The daily average trading volume of commercial papers has fallen to less than 1 per cent of the outstanding amount, and just about 1 per cent of the holding of debt mutual funds (MFs), posing a serious challenge to the liquidity profile of these MFs, India Ratings & Research (Ind-Ra) has warned.
The total outstanding of commercial papers is close to Rs 4.3 trillion. The average trading volume is now less than Rs 4,000 crore.
Non-banking financial companies (NBFCs) and housing finance companies (HFCs) are the major issuers of commercial papers.
Generally, the daily volume is Rs 10-15,000 crore in commercial papers in the secondary market.
“The daily commercial paper trades in the secondary markets is less than 1 per cent of the total outstanding amount and around 1 per cent of the total exposure of debt MFs in commercial papers,” Ind-Ra said in a note.
They are not as active in these markets. Investors are shying away from buying these papers — both in the primary and secondary market.
On the other hand, papers issued by all India financial institutions, such as Nabard and Sidbi, are not getting traded in the secondary markets, as buyers are not willing to part with these papers in uncertain times. Hence, their share of volume in the secondary markets has also collapsed.
According to Ind-Ra, while the banking system liquidity has been aplenty, the market liquidity conditions “have been on tenterhooks”, noted Ind-Ra analyst Abhishek More.
Markets are preferring only a few entities with low-risk perception — in both the primary and secondary markets — and the availability of liquidity for NBFCs and HFCs has been low, “due to elevated perception risk largely to do with the lack of confidence in specific entities or on the sector as a whole”.
This elevated risk perception will be detrimental to these funds, “as some of the rated schemes have significant exposure to the NBFC/HFC sector,” Ind-Ra noted.
A diminished secondary market activity should be a major worry for open-ended debt MFs, and can be credit-negative for the MF industry.
“Due to redemption pressures, fund managers may be forced to sell the best quality investments. This may leave the portfolio with relatively illiquid and weaker quality assets.”
While debt schemes rated by Ind-Ra have maintained adequate credit quality commensurate with their rating levels, some of their assets under management are witnessing sharp reduction due to redemption, it noted.
The rating agency said it considers liquidity and diversification of investments as critically as credit quality and duration of the underlying risk for rating purposes.
“Ind-Ra understands that weak liquidity and significant investor redemptions may increase risks in the scheme portfolio by way of increasing concentration over entities and sectors,” it said, adding, it is currently reviewing the portfolio in terms of the credit quality of the underlying investments as well as diversification to manage concentration risks and may take rating action on the MF schemes that are holding securities in high concentration on a sustained basis.

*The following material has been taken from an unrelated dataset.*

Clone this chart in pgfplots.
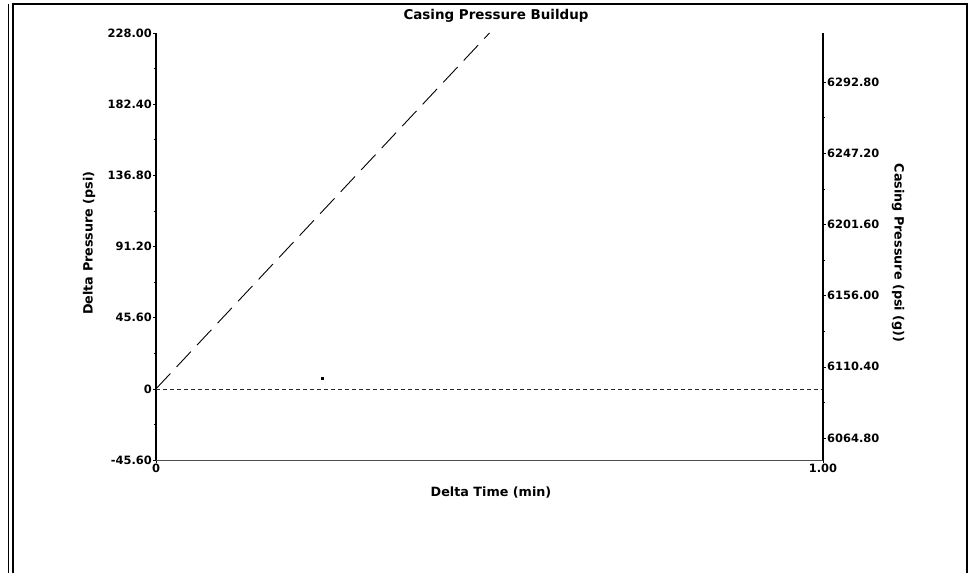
\documentclass[border=0pt]{standalone}
\usepackage{fontspec}
\setmainfont{DejaVu Sans}
\usepackage{pgfplots}
\pgfplotsset{compat=1.18}
\begin{document}
\begin{tikzpicture}
\path[use as bounding box] (0,0) rectangle (973bp,573bp);
\fill[white] (0,0) rectangle (973bp,573bp);
% outer frame
\draw[line width=0.8bp] (8bp,0) -- (8bp,569bp);
\draw[line width=1.2bp] (13bp,0) -- (13bp,569bp) -- (967bp,569bp) -- (967bp,0);
\pgfplotsset{every axis/.append style={
  at={(156bp,113bp)}, anchor=south west, scale only axis,
  width=667bp, height=427bp, xmin=0, xmax=1,
  tick align=outside, major tick length=3bp, minor tick length=2bp,
  tick style={black, line width=0.6bp},
  ticklabel style={font=\fontsize{11.5}{13}\selectfont\bfseries, inner sep=1bp},
  /pgf/number format/assume math mode=true,
}}
\begin{axis}[
  ymin=-45.6, ymax=228,
  axis x line*=bottom, axis y line*=left,
  y axis line style={line width=1.6bp},
  x axis line style={line width=0.8bp, black!70},
  xtick={0,1}, xticklabels={0,1.00},
  ytick={-45.6,0,45.6,91.2,136.8,182.4,228},
  yticklabels={-45.60,0,45.60,91.20,136.80,182.40,228.00},
  minor y tick num=1,
]
\addplot[black!85, line width=0.6bp, dash pattern=on 4bp off 3bp] coordinates {(0,0) (1,0)};
\addplot[black, line width=0.9bp, dash pattern=on 21bp off 9bp] coordinates {(0,0) (0.5,228)};
\addplot[only marks, mark=square*, mark size=1bp, black] coordinates {(0.249,6.9)};
\end{axis}
\begin{axis}[
  ymin=6050.7, ymax=6324.3,
  hide x axis, axis y line*=right,
  y axis line style={line width=1.6bp},
  ytick={6064.8,6110.4,6156,6201.6,6247.2,6292.8},
  yticklabels={6064.80,6110.40,6156.00,6201.60,6247.20,6292.80},
  minor y tick num=1,
]
\end{axis}
\node[font=\fontsize{13.5}{15}\selectfont\bfseries] at (496bp,557bp) {Casing Pressure Buildup};
\node[font=\fontsize{12.8}{15}\selectfont\bfseries] at (491bp,81bp) {Delta Time (min)};
\node[font=\fontsize{12.8}{15}\selectfont\bfseries, rotate=90] at (89bp,330bp) {Delta Pressure (psi)};
\node[font=\fontsize{12.8}{15}\selectfont\bfseries, rotate=-90] at (898bp,320bp) {Casing Pressure (psi (g))};
\end{tikzpicture}
\end{document}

The rated schemes showed a drop in assets under management (AUM) in March, which is common during the year, but the change in AUM from January to April 2020 shows that there have been net outflows from most funds and AUM is yet to stabilise due to the Covid-19 impact, the rating agency said.
To be sure, the AUM of debt mutual funds has been falling in a few categories since 2019, followed by a period of weak growth.
“The redemptions were largely a consequence of the weak balance sheet liquidity of corporates which has aggravated during the lockdown. The contributions from corporates in liquid funds and credit funds have dried up,” which is worrisome as the secondary market environment and redemption pressures could sharply deteriorate the portfolio quality.
The mutual fund industry is set to face more challenges amid further deterioration in macro-conditions and any idiosyncratic credit event, according to India Ratings.